I don't plant squash in the garden. Any squash that does come up is a volunteer from the previous fall. All kitchen scraps at our house, including seeds, go into the composting cycle and it all eventually makes its way into the garden soil. This is most likely the source of the squash plants, all part of a larger continuous cycle of life and replenishment.
My wife being Colombian, she likes to make a traditional Colombian soup, "Sopa de Calabaza" or "Sopa de Ahuyama", soup of squash or gourd, in the fall in Minnesota and the flavor never leaves the mind, and it all comes from a tenacious volunteer squash that plants itself in the garden.
Colombian's are known for their traditional squash soups especially in the higher elevation cities of Bogota and Medellin. The color is mustard rich, the flavor is a deep yet comfortable conversation that soothes the soul. My wife honors her culture by making this soup in the fall and it transports her back home to where there dwells a piece of her heart.

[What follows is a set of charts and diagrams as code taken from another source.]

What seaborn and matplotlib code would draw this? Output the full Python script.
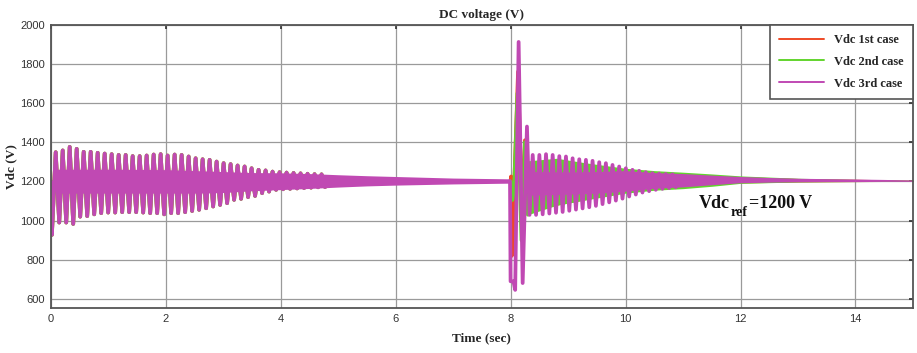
import numpy as np
import pandas as pd
import matplotlib
matplotlib.use("Agg")
import matplotlib.pyplot as plt
from matplotlib.transforms import IdentityTransform
import seaborn as sns

# ---------------- data ----------------
case_labels = ["Vdc 1st case", "Vdc 2nd case", "Vdc 3rd case"]
case_colors = ["#ee4a26", "#62d42e", "#c049b3"]

x_ticks = [0, 2, 4, 6, 8, 10, 12, 14]
y_ticks = [600, 800, 1000, 1200, 1400, 1600, 1800, 2000]

# start-up (0-8 s): the three cases coincide in the picture
seg1_head_t = [0.0, 0.02]
seg1_head_v = [1200, 927]
seg1_first_peak_t = 0.087
seg1_period = 0.1217
seg1_peaks = [1349, 1358, 1376, 1366, 1351, 1351, 1346, 1342, 1339, 1335,
              1335, 1329, 1329, 1332, 1337, 1339, 1332, 1337, 1335, 1327,
              1318, 1313, 1310, 1301, 1293, 1288, 1281, 1276, 1267, 1259,
              1256, 1250, 1247, 1245, 1243, 1241, 1239, 1237, 1236]
seg1_troughs = [990, 990, 983, 1020, 1023, 1032, 1038, 1041, 1041, 1043,
                1043, 1043, 1041, 1038, 1038, 1032, 1038, 1038, 1043, 1049,
                1055, 1063, 1072, 1080, 1089, 1106, 1111, 1120, 1126, 1140,
                1148, 1157, 1160, 1162, 1164, 1166, 1168, 1170, 1171]
# dense ripple band around 1200 V (0-8 s)
seg1_band_t = [0.1, 1.0, 2.0, 2.5, 3.0, 3.5, 4.0, 4.5, 5.0, 5.5, 6.0, 6.5, 7.0, 7.5, 8.0]
seg1_band_hi = [1262, 1262, 1260, 1255, 1250, 1245, 1244, 1240, 1234, 1229, 1225, 1221, 1217, 1215, 1213]
seg1_band_lo = [1140, 1140, 1140, 1140, 1143, 1152, 1158, 1164, 1171, 1177, 1181, 1184, 1187, 1189, 1191]

# disturbance at 8 s
case1_dist_t = [7.99, 8.0, 8.008, 8.02, 8.04, 8.06, 8.13, 8.2, 8.25, 8.3]
case1_dist_v = [1200, 1200, 1225, 820, 840, 1150, 1760, 1010, 1410, 1040]
case2_dist_t = [7.99, 8.0, 8.03, 8.06, 8.12, 8.19, 8.25, 8.3]
case2_dist_v = [1200, 1200, 1105, 1150, 1650, 900, 1400, 1030]
case3_dist_t = [7.99, 8.0, 8.05, 8.08, 8.14, 8.21, 8.285, 8.33]
case3_dist_v = [1200, 690, 690, 646, 1912, 681, 1480, 1029]

case3_first_peak_t = 8.385
case3_period = 0.1157
case3_peaks = [1335, 1335, 1339, 1335, 1329, 1327, 1318, 1313, 1310, 1305, 1298,
               1293, 1284, 1276, 1267, 1259, 1254, 1247, 1242, 1240, 1238, 1236]
case3_troughs = [1029, 1032, 1036, 1040, 1044, 1050, 1056, 1062, 1068, 1075, 1084,
                 1093, 1102, 1112, 1123, 1133, 1143, 1150, 1157, 1162, 1166, 1170]
case3_band_t = [8.33, 9.0, 9.5, 10.0, 10.5, 11.0, 11.5, 12.0, 12.5, 13.0, 13.5, 14.0, 14.5, 15.0]
case3_band_hi = [1250, 1248, 1250, 1255, 1245, 1240, 1232, 1225, 1220, 1216, 1214, 1212, 1210, 1207]
case3_band_lo = [1130, 1135, 1140, 1150, 1165, 1172, 1183, 1193, 1196, 1198, 1199, 1199, 1200, 1200]

case2_band_t = [8.3, 8.8, 9.3, 10.0, 10.5, 11.0, 11.5, 12.0, 13.0, 14.0, 15.0]
case2_band_hi = [1305, 1318, 1295, 1267, 1255, 1247, 1238, 1228, 1216, 1210, 1206]
case2_band_lo = [1030, 1078, 1105, 1140, 1155, 1163, 1175, 1190, 1197, 1199, 1200]

case1_band_t = [8.3, 9.0, 10.0, 11.0, 12.0, 13.0, 14.0, 15.0]
case1_band_hi = [1290, 1280, 1255, 1238, 1224, 1215, 1211, 1206]
case1_band_lo = [1050, 1090, 1145, 1172, 1192, 1197, 1199, 1200]


def alternate(first_t, period, peaks, troughs):
    """place read extrema (peak, trough, peak, ...) on the time axis"""
    t, v = [], []
    for k, (p, q) in enumerate(zip(peaks, troughs)):
        t += [first_t + k * period, first_t + (k + 0.5) * period]
        v += [p, q]
    return t, v


s1_t, s1_v = alternate(seg1_first_peak_t, seg1_period, seg1_peaks, seg1_troughs)
s1_t = seg1_head_t + s1_t
s1_v = seg1_head_v + s1_v
c3_t, c3_v = alternate(case3_first_peak_t, case3_period, case3_peaks, case3_troughs)
c3_t = case3_dist_t + c3_t
c3_v = case3_dist_v + c3_v

# ---------------- figure ----------------
sns.set_theme(style="white")
plt.rcParams["font.family"] = ["Liberation Sans", "DejaVu Sans"]

fig = plt.figure(figsize=(9.17, 3.53), dpi=100)
ax = fig.add_axes([0.0553, 0.1266, 0.9403, 0.8034])

lw = 2.7
serif_bold = dict(family="Liberation Serif", weight="bold")

# red (1st case)
ax.fill_between(case1_band_t, case1_band_lo, case1_band_hi, color=case_colors[0], lw=0, zorder=1.4)
sns.lineplot(x=s1_t, y=s1_v, color=case_colors[0], lw=lw, estimator=None, sort=False,
             ax=ax, zorder=2.0, label=case_labels[0])
sns.lineplot(x=case1_dist_t, y=case1_dist_v, color=case_colors[0], lw=lw, estimator=None,
             sort=False, ax=ax, zorder=2.0)
# green (2nd case)
ax.fill_between(case2_band_t, case2_band_lo, case2_band_hi, color=case_colors[1], lw=0, zorder=1.5)
sns.lineplot(x=s1_t, y=s1_v, color=case_colors[1], lw=lw, estimator=None, sort=False,
             ax=ax, zorder=2.1, label=case_labels[1])
sns.lineplot(x=case2_dist_t, y=case2_dist_v, color=case_colors[1], lw=lw, estimator=None,
             sort=False, ax=ax, zorder=2.1)
# magenta (3rd case)
ax.fill_between(seg1_band_t, seg1_band_lo, seg1_band_hi, color=case_colors[2], lw=0, zorder=2.15)
ax.fill_between(case3_band_t, case3_band_lo, case3_band_hi, color=case_colors[2], lw=0, zorder=2.15)
sns.lineplot(x=s1_t, y=s1_v, color=case_colors[2], lw=lw, estimator=None, sort=False,
             ax=ax, zorder=2.2, label=case_labels[2])
sns.lineplot(x=c3_t, y=c3_v, color=case_colors[2], lw=lw, estimator=None, sort=False,
             ax=ax, zorder=2.2)

ax.set_xlim(0, 15)
ax.set_ylim(552, 2000)
ax.set_xticks(x_ticks)
ax.set_yticks(y_ticks)
ax.tick_params(axis="both", labelsize=8, colors="#333333", direction="in", length=3,
               top=True, right=True, pad=4)
ax.grid(True, color="#9a9a9a", lw=0.9)
for sp in ax.spines.values():
    sp.set_color("#555555")
    sp.set_linewidth(1.3)

ax.set_title("DC voltage (V)", fontsize=9.5, pad=5, **serif_bold)
ax.set_xlabel("Time (sec)", fontsize=9.5, labelpad=6, **serif_bold)
ax.set_ylabel("Vdc (V)", fontsize=9.5, labelpad=2, **serif_bold)

leg = ax.legend(loc="upper right", borderaxespad=0, fancybox=False, framealpha=1,
                edgecolor="#555555", handlelength=3.6, labelspacing=0.78,
                prop=dict(family="Liberation Serif", weight="bold", size=9),
                borderpad=0.75)
leg.get_frame().set_linewidth(1.2)
for h in leg.get_lines():
    h.set_linewidth(1.4)

# Vdc_ref annotation: big "Vdc", lowered "ref", then "=1200 V"
ref_x, ref_y = 11.27, 1063
t1 = ax.text(ref_x, ref_y, "Vdc", fontsize=13, va="baseline", ha="left",
             color="#111111", zorder=5, **serif_bold)
fig.canvas.draw()
renderer = fig.canvas.get_renderer()
bb1 = t1.get_window_extent(renderer)
base_x, base_y = ax.transData.transform((ref_x, ref_y))
t2 = ax.text(bb1.x1 + 1, base_y - 8, "ref", fontsize=10, va="baseline", ha="left",
             color="#111111", zorder=5, transform=IdentityTransform(), **serif_bold)
bb2 = t2.get_window_extent(renderer)
ax.text(bb2.x1 + 1, base_y, "=1200 V", fontsize=13, va="baseline", ha="left",
        color="#111111", zorder=5, transform=IdentityTransform(), **serif_bold)

fig.savefig("out.png", dpi=100)
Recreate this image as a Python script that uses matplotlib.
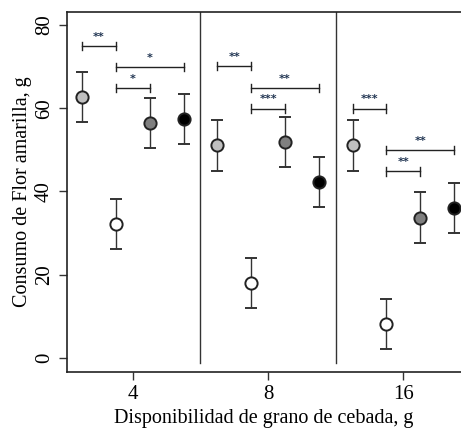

The soup is savory and served with chicken. The guizo consists of onion, tomato, garlic, sweet pepper, shallots and a few other clandestine spices from where they come is unknown; all fried up in a well seasoned pan with extra virgin olive oil. Served in a calico bowl, light and dark meat, parmesan and fresh bread, greens.
It won't be long now before the squash are ready to be transformed. For more information, go to Medellin or Bogota', look for a small family owned cocina with a few tables sitting outside. Bougainvillea flowing from the awning, geraniums in terracotta pots around the portico. Ask for Sopa de Calabaza o Ahuyama and you will know you are among kinfolk.